L’economia sommersa e illegale in Italia cresce del 10% nel 2021 e raggiunge 192 miliardi di euro. La sua incidenza rispetto al Pil resta stabile al 10,5% rispetto all’anno precedente e inferiore al periodo pre-pandemia. Lo comunica l’Istat nel report L’economia non osservata nei conti nazionali. In particolare ò’economia sommersa si attesta a poco meno di 174 miliardi di euro, mentre le attività illegali superano i 18 miliardi. La crescita dell’economia non osservata è guidata dall’andamento del valore aggiunto da sotto-dichiarazione, quello occultato tramite comunicazioni volutamente errate del fatturato o dei costi, che segna un aumento di 11,7 miliardi di euro (pari al 14,6%) rispetto al 2020. Appare di minore entità l’incremento del valore aggiunto generato dall’utilizzo di lavoro irregolare (5,7 miliardi di euro, pari al 9,2%) e dalle attività illegali (0,9 miliardi di euro, pari al 5,0%). E, in controtendenza, le altre componenti del sommerso mostrano una riduzione pari a 0,8 miliardi di euro (-5,5%) rispetto all’anno precedente, principalmente dovuta ad una contrazione dei fitti in nero. La sostanziale stabilità dell’incidenza dell’economia non osservata sul Pil è dunque il risultato di andamenti eterogenei. Mentre la dinamica marcata mostrata dalla sotto-dichiarazione ne ha riportato l’incidenza sul Pil ai livelli pre-crisi (5%), la crescita meno sostenuta del valore aggiunto da lavoro irregolare ha comportato un’ulteriore discesa della sua incidenza (fino al 3,7%, dal 4,3% del 2019). L’Istat sottolinea poi che l’aumento del sommerso è più marcato per i professionisti e i servizi alle persone.

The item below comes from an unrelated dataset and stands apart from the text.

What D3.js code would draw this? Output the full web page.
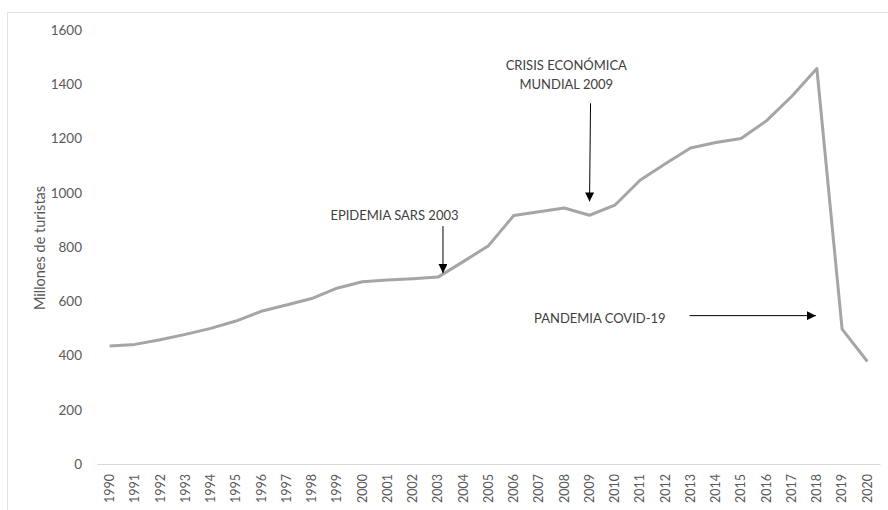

L’Istat sottolinea che “la stabilizzazione dell’incidenza del sommerso al di sotto della soglia del 10% per due anni consecutivi si innesta nel contesto di un lento ma continuo ridimensionamento del fenomeno, in atto negli ultimi anni”. A partire dal massimo registrato nel 2014, quando l’incidenza del sommerso sul Pil era del 12,0%, negli anni successivi si sono osservate costanti riduzioni, di cui le più significative nel 2018 (-0,5 punti percentuali, al 10,7%) e nel 2020 (-0,7 punti, al 9,5%).
Sono quasi 3 milioni i lavoratori in nero in Italia nel 2021. Il report dell’Istat ‘L’economia non osservata nei conti nazionali’ registra 2 milioni 990mila unità di lavoro irregolari e spiega che “rispetto al 2020, il lavoro non regolare segna una crescita contenuta del 2,5%, che non ha consentito di recuperare la considerevole caduta registrata in corrispondenza della crisi pandemica (-18,4%) e sembra segnalare un ridimensionamento del fenomeno”. Il tasso di irregolarità, calcolato come incidenza percentuale delle unità di lavoro non regolari sul totale, risulta in calo nell’ultimo anno, attestandosi al 12,7%, dopo il 13,6% fatto registrare nell’anno precedente. Questo calo è dovuto all’effetto combinato della contenuta dinamica positiva del lavoro non regolare a fronte di un forte aumento dell’input di lavoro regolare, che registra un +10,7%, tornando in linea con i livelli del 2019. Tra i settori, l’incidenza del lavoro irregolare resta più rilevante nel terziario (13,8%) e raggiunge livelli particolarmente elevati nel comparto degli altri servizi alle persone (42,6%), dove si concentra la domanda di prestazioni lavorative non regolari da parte delle famiglie. Molto significativa risulta la presenza di lavoratori irregolari in agricoltura (16,8%), nelle costruzioni (13,3%) e nel commercio, trasporti, alloggio e ristorazione (12,7%).